Basic intent: In addition to classifying polygons as those that can tile the plane and those that cannot, further probe the non-tiles and grade them in their ability to progress towards a full tiling.
I recently came to know about the Heesch problem. Basic question: which are polygons that can neatly surround themselves with copies but fail to tile the entire plane? Generalization: Which polygons can surround themselves 2,3, n times but fail to tile the plane? The number of 'coronas' a polygon can form around itself with copies of itself is its Heesch number.
Eg: A regular pentagon has Heesch number 0, it cant surround itself neatly even once.

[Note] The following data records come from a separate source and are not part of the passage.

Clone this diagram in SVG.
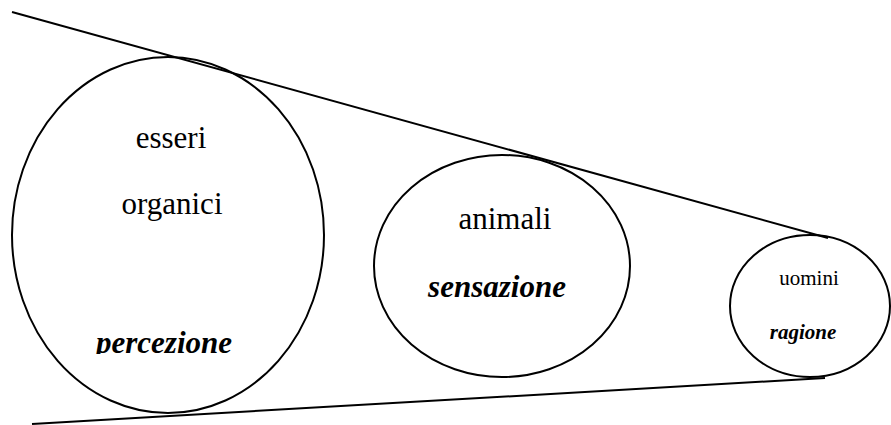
<svg xmlns="http://www.w3.org/2000/svg" width="891" height="425" viewBox="0 0 891 425">
<style>
.shape{fill:none;stroke:#000;stroke-width:2}
.line{stroke:#000;stroke-width:2;fill:none}
.t{font-family:"Liberation Serif","Times New Roman",serif;fill:#000;text-anchor:middle}
.bi{font-weight:bold;font-style:italic}
</style>
<defs>
<clipPath id="clipP"><rect x="0" y="0" width="891" height="354"/></clipPath>
</defs>
<rect width="891" height="425" fill="#fff"/>
<g id="connectors">
<line class="line" x1="12" y1="12" x2="828" y2="238"/>
<line class="line" x1="32" y1="424" x2="825" y2="378"/>
</g>
<g id="node-esseri">
<ellipse class="shape" cx="168" cy="235" rx="156" ry="178"/>
<text class="t" x="171" y="148" font-size="31">esseri</text>
<text class="t" x="172" y="214" font-size="31">organici</text>
<text class="t bi" x="164" y="353" font-size="31" clip-path="url(#clipP)">percezione</text>
</g>
<g id="node-animali">
<ellipse class="shape" cx="502" cy="266" rx="128" ry="111"/>
<text class="t" x="505" y="229" font-size="31">animali</text>
<text class="t bi" x="497" y="297" font-size="31">sensazione</text>
</g>
<g id="node-uomini">
<ellipse class="shape" cx="810" cy="306" rx="80" ry="71"/>
<text class="t" x="809" y="285" font-size="21">uomini</text>
<text class="t bi" x="803" y="339" font-size="21">ragione</text>
</g>
</svg>
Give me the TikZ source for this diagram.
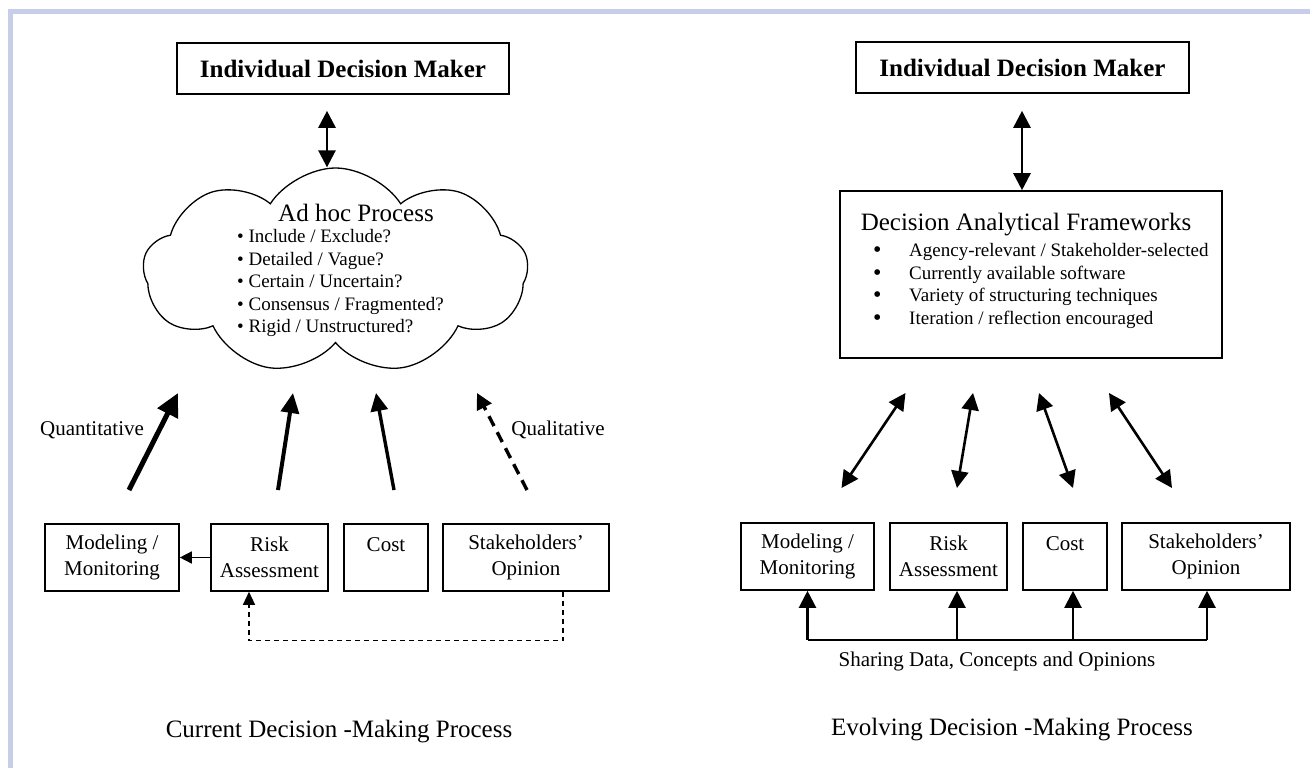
\documentclass[tikz,border=0pt]{standalone}
\usepackage{fontspec}
\setmainfont{Liberation Serif}
\usetikzlibrary{arrows.meta,positioning,shapes.symbols,calc}
\definecolor{framecol}{RGB}{200,206,234}

\newcommand{\titlefont}{\fontsize{25}{28}\selectfont}
\newcommand{\boxfont}{\fontsize{21}{26}\selectfont}
\newcommand{\listfont}{\fontsize{19}{22.5}\selectfont}
\newcommand{\bigdot}{\makebox[36pt][l]{\raisebox{-1pt}{\fontsize{24}{22.5}\selectfont\textbullet}}}

\tikzset{
  box/.style={draw, line width=1.6pt, align=center, inner sep=0pt, minimum height=67pt, font=\boxfont},
  topbox/.style={draw, line width=1.6pt, inner sep=0pt, minimum height=51pt, font=\titlefont\bfseries},
  dbl/.style={line width=2.6pt, {Triangle[length=17pt,width=17pt]}-{Triangle[length=17pt,width=17pt]}},
  uparrow/.style={line width=2.2pt, -{Triangle[length=17pt,width=17pt]}},
  thinarrow/.style={line width=1.4pt, -{Triangle[length=12pt,width=12pt]}},
  feedback/.style={line width=1.3pt, dash pattern=on 5pt off 4pt, -{Triangle[length=13pt,width=12pt]}},
  lbl/.style={font=\boxfont, inner sep=0pt}
}

\begin{document}
\begin{tikzpicture}[x=1pt, y=-1pt]
\useasboundingbox (0,0) rectangle (1310,768);
\fill[framecol] (8,9) rectangle (1310,14);
\fill[framecol] (8,9) rectangle (13,768);

% current process
\node[topbox, minimum width=332pt] (idmL) at (343,68.5) {Individual Decision Maker};
\node[cloud, draw, line width=1.3pt, cloud puffs=9, cloud puff arc=115, aspect=1.9, shape border rotate=20,
      minimum width=385pt, minimum height=206pt, inner sep=0pt] (adhoc) at (335.5,271) {};
\node[font=\titlefont, inner sep=0pt] (adhocTitle) at (356,213) {Ad hoc Process};
\node[font=\listfont, align=left, anchor=west, inner sep=0pt] (adhocList) at (237,283)
  {\textbullet{} Include / Exclude?\\ \textbullet{} Detailed / Vague?\\ \textbullet{} Certain / Uncertain?\\
   \textbullet{} Consensus / Fragmented?\\ \textbullet{} Rigid / Unstructured?};
\draw[dbl] ([xshift=-16pt,yshift=-16pt]idmL.south) -- ([xshift=-8.5pt]adhoc.north);

\node[box, minimum width=134pt] (modL) at (112,557.5) {Modeling /\\ Monitoring};
\node[box, minimum width=117pt] (riskL) at (269.5,557.5) {Risk\\ Assessment};
\node[box, minimum width=84pt] (costL) at (386,557.5) {Cost\\ \phantom{C}};
\node[box, minimum width=166pt] (stakeL) at (526,557.5) {Stakeholders'\\ Opinion};

\coordinate (qntS) at (129,490); \coordinate (qntE) at (178,393);
\coordinate (rskS) at (278,490); \coordinate (rskE) at (293,393);
\coordinate (cstS) at (394,490); \coordinate (cstE) at (376,393);
\coordinate (qlS) at (527,490); \coordinate (qlE) at (477,393);
\draw[line width=5pt, -{Triangle[length=23pt,width=22pt]}] (qntS) -- (qntE);
\draw[line width=4pt, -{Triangle[length=20pt,width=18pt]}] (rskS) -- (rskE);
\draw[line width=3.4pt, -{Triangle[length=18pt,width=17pt]}] (cstS) -- (cstE);
\draw[line width=3.4pt, dash pattern=on 11pt off 7pt, -{Triangle[length=16pt,width=16pt]}] (qlS) -- (qlE);
\node[lbl] (quant) at (92,430) {Quantitative};
\node[lbl] (qual) at (558,430) {Qualitative};

\draw[thinarrow] (riskL.west) -- (modL.east);
\draw[feedback] ([xshift=37pt]stakeL.south) -- ++(0,49) -| ([xshift=-20.5pt]riskL.south);
\node[font=\titlefont, inner sep=0pt] (capL) at (339,732) {Current Decision -Making Process};

% evolving process
\node[topbox, minimum width=333pt] (idmR) at (1022.5,67.5) {Individual Decision Maker};
\node[draw, line width=1.6pt, minimum width=382pt, minimum height=167pt] (dafR) at (1031,274.5) {};
\node[font=\titlefont, inner sep=0pt] (dafTitle) at (1026,225) {Decision Analytical Frameworks};
\node[font=\listfont, align=left, anchor=west, inner sep=0pt] (dafList) at (873,286)
  {\bigdot Agency-relevant / Stakeholder-selected\\
   \bigdot Currently available software\\
   \bigdot Variety of structuring techniques\\
   \bigdot Iteration / reflection encouraged};
\draw[dbl] ([xshift=-0.5pt,yshift=-17pt]idmR.south) -- ([xshift=-9pt]dafR.north);

\node[box, minimum width=133pt] (modR) at (807.5,556.5) {Modeling /\\ Monitoring};
\node[box, minimum width=117pt] (riskR) at (948.5,556.5) {Risk\\ Assessment};
\node[box, minimum width=84pt] (costR) at (1065,556.5) {Cost\\ \phantom{C}};
\node[box, minimum width=168pt] (stakeR) at (1206,556.5) {Stakeholders'\\ Opinion};

\coordinate (a1S) at (841.5,488); \coordinate (a1E) at (905.5,393);
\coordinate (a2S) at (957,488); \coordinate (a2E) at (973,393);
\coordinate (a3S) at (1073,488); \coordinate (a3E) at (1039,393);
\coordinate (a4S) at (1172,488); \coordinate (a4E) at (1109,393);
\foreach \p in {a1,a2,a3,a4} \draw[dbl] (\p S) -- (\p E);

\draw[line width=2.2pt] ($(modR.south)+(0,49)$) -- ($(stakeR.south)+(1,49)$);
\foreach \n/\dx in {modR/0, riskR/8.5, costR/8, stakeR/1}
  \draw[uparrow] ($(\n.south)+(\dx,49)$) -- ($(\n.south)+(\dx,0)$);
\node[lbl] (sharing) at (997,661) {Sharing Data, Concepts and Opinions};
\node[font=\titlefont, inner sep=0pt] (capR) at (1012,730) {Evolving Decision -Making Process};
\end{tikzpicture}
\end{document}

The following polygon has Heesch number 1: Take a regular hexagon with side a and stretch 3 alternate sides to a larger length b (so the edge lengths are a,b,a,b,a,b) keeping all angles at 120 degrees. It can surround itself once with copies of itself - to see this just reflect the polygon about all its edges. See figure below. But it cannot surround the resulting layout neatly with copies of itself.
(Thanks to Profs. Roman Karasev and Arseniy Akokpyan for telling me about this polygon).
Heesch himself had found a convex pentagon which has Heesch number 1. Details are here: https://www.uwgb.edu/dutchs/symmetry/heesch.htm
I dont yet know about convex polygons with higher but finite Heesch numbers.
One could try another tack to classify convex polygons which fail to tile the plane but are better than obvious non-tiles. The Heesch problem is about repeatedly surrounding a central tile with copies. So we tried another topology - tiling the plane by patching together 'walls' of polygons.
Let us define a WALL as a *simply connected* set of points formed with infinitely many polygonal regions and dividing the plane into two disjoint regions A and B such that the distance of any point P_A in region A to any point P_B in region B has a finite lower bound ( intuitively, A and B should be clearly separated by the wall and the wall should have no cavities inside it).
Given a polygon P, we could form a wall W1 out of copies of P, then form another wall W2 with copies of P, then see if the two walls can be 'patched' to form a thicker wall W (W1 and W2 could be identical). And if this process can be continued indefinitely, P can tile the plane. We could call W1 and W2 to be 'patchable' walls. We could say a wall has thickness t if it can be 'sliced' into t walls.
It is easy to see that copies of any convex polygon P can form walls in infinitely many ways. But for most polygons, even forming 2 patchable walls is impossible. For example, the hexagon with Heesch number 1 above can form 2 patchable walls .
The Heesch polygon (another convex polygon with Heesch number 1) too can form 2 patchable walls - resulting in a wall of thickness 2. In figure below, it is shown how copies of this tile can form a wall that is bounded below by an infinite straight line so an identical wall can be patched to this wall. But it appears that no further patching can be done on to the resulting 2- layer wall to form walls of higher thickness.
Question: Are there non-tiles which can form walls of thickness 3 (or in general n)?